Cherry, in a July 9 sermon, charged AME Zion leaders with “sleeping with the enemy” and suggested that race was a factor in the other denominations getting involved.

Bishop Milton A. Williams of the Mid-Atlantic II Episcopal District of the AME Zion Church, rejected Cherry’s accusation.

“If we don’t prevail, the mainline churches in America would be in serious trouble,” Williams told the Post.

Relief Planes Barred From Southern Sudan

(RNS) Humanitarian relief planes that depart from outside Sudan will not be allowed to enter the war-torn southern part of the northeast African country, the Sudanese government announced Saturday (July 22).


President Omar el-Bashir said he believed that Operation Lifeline Sudan, a joint effort of U.N. and other relief agencies, used planes to deliver aid to separatists in southern Sudan.

“We will not allow (Operation Lifeline Sudan) … to be used for the provision of assistance to the rebels,” said el-Bashir, according to the Associated Press.

A spokeswoman for the U.N. World Food Program in Khartoum said implementation of the flight ban could lead to “a worrisome” situation, but the Sudanese government had not officially informed the food program of any plans to do so.

“So far our flights are going as normal and all OLS standing agreements are in force,” said Makena Walker.

Also in Sudan, a staff member with World Relief, the international assistance arm of the National Association of Evangelicals, was injured during a bomb attack Thursday (July 20) in Liethnom. Government military planes dropped 12 bombs in the area, where World Relief operates one of its two relief operation centers in southern Sudan.
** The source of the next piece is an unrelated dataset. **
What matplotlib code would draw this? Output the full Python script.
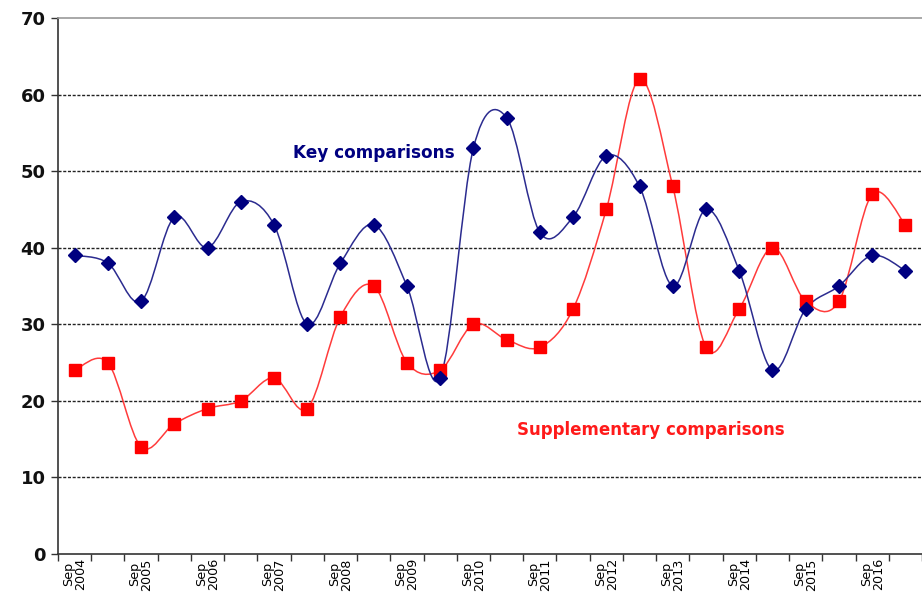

“It is an appalling travesty that the military forces of northern Sudan should target humanitarian endeavors aimed at improving the condition of the civilian population in Liethnom,” said Clive Calver, president of World Relief. “At a time when the church there is exploding with life, I call upon churches in the U.S. to demonstrate solidarity with the church in Liethnom through their prayers and much-needed humanitarian assistance at this time. We do not intend to leave our brothers and sisters to stand alone.”


The bombing marked the third attack on Liethnom since June 14, according to World Relief, which reports that each bomb attack gets closer and closer to World Relief’s operations.

First Religious Freedom Ambassador Leaving State Department Post

(RNS) The country’s first ambassador-at-large for international religious freedom is leaving his State Department post to join a think tank at Eastern College outside Philadelphia.

Robert Seiple, a former president of both World Vision International and Eastern College, will leave the State Department in September. President Clinton named Seiple the first ambassador for religious freedom in 1998.

Seiple told Associated Baptist Press he felt confident he had woven religious freedom “into the fabric” of American foreign policy. “I think I did what I came here to do,” Seiple said.

Seiple will head the new Institute for Global Engagement, which will focus on the reasons and causes for religious persecution around the world. Seiple said he hopes the independent think tank will be able to act in ways that a government agency cannot.

The religious freedom post was created by Congress in 1998, along with the U.S. Commission on International Religious Freedom, a watchdog group that reports to the president and Congress. Seiple said his successor would likely be named after the November elections.


Elliott Abrams, chair of the religious freedom commission, said Seiple has set a good precedent for his office.

“He started from scratch and built the position into a serious and influential one by force of personality, personal integrity and a passionate commitment to religious freedom,” Abrams said in a statement.

Quote of the Day: Actor Charlie Sheen

(RNS) “I think religion is for people trying to stay out of hell. Spirituality is for those who’ve gone through it.”

_ Actor Charlie Sheen, speaking at ABC’s party during the summer TV press tour. He was quoted in The Palm Beach Post.